How to Interpret the Output
Use shorter windows when the pattern changes quickly. Use longer windows when the series is noisy. Compare the next forecast with the last actual value. Then review the trend signal and average future forecast. If you enter future actual values, examine the new error metrics. Low error suggests a stable fit. Higher error can point to seasonality, sudden shocks, or a changing process. In that case, use this forecast as a benchmark and test richer machine learning models next.
Frequently Asked Questions
1. What does a moving average forecast do?
It predicts future values by averaging recent observations. This reduces noise and highlights the local pattern. It is often used as a baseline in forecasting workflows.
2. When should I use a simple moving average?
Use it when each recent observation should have equal importance. It works well for stable series without strong seasonality or sudden structural breaks.

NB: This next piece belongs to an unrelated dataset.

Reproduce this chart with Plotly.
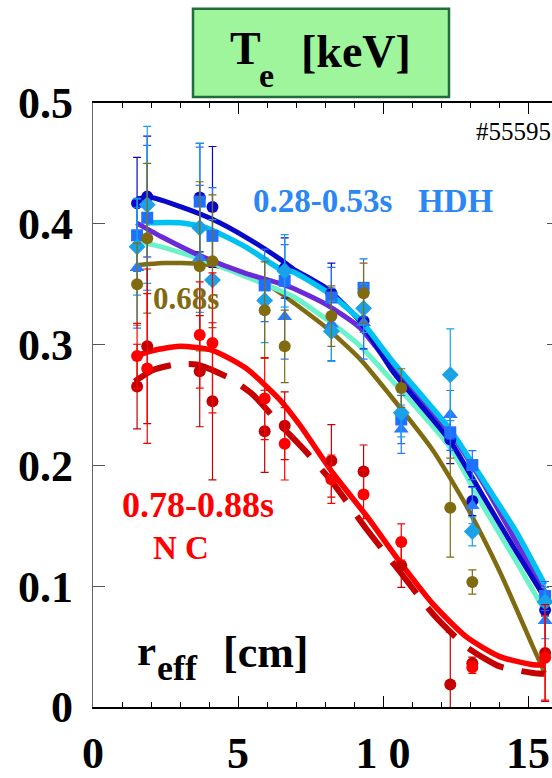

3. When is a weighted moving average better?
Choose it when newer values should matter more. It helps when recent changes carry more signal than older observations in the selected window.
4. How do I choose the window size?
Test several window sizes and compare errors. Smaller windows react faster. Larger windows smooth more noise. The best choice depends on your data pattern.
5. Why do I see historical error metrics?
They evaluate one step forecasts inside your historical series. This helps you judge how well the method fits known data before trusting future predictions.
6. Can this replace advanced machine learning models?
No. It is a baseline and an interpretable benchmark. It is useful for comparison, validation, and fast planning before using more advanced forecasting models.
7. Why are future forecasts sometimes very smooth?
Recursive moving averages reuse forecasted values for later steps. That naturally smooths the path and can pull predictions toward a stable level.
8. What kind of data works best here?
Ordered numeric time series works best. Examples include sales, traffic, inventory, load, prices, temperature readings, and production counts.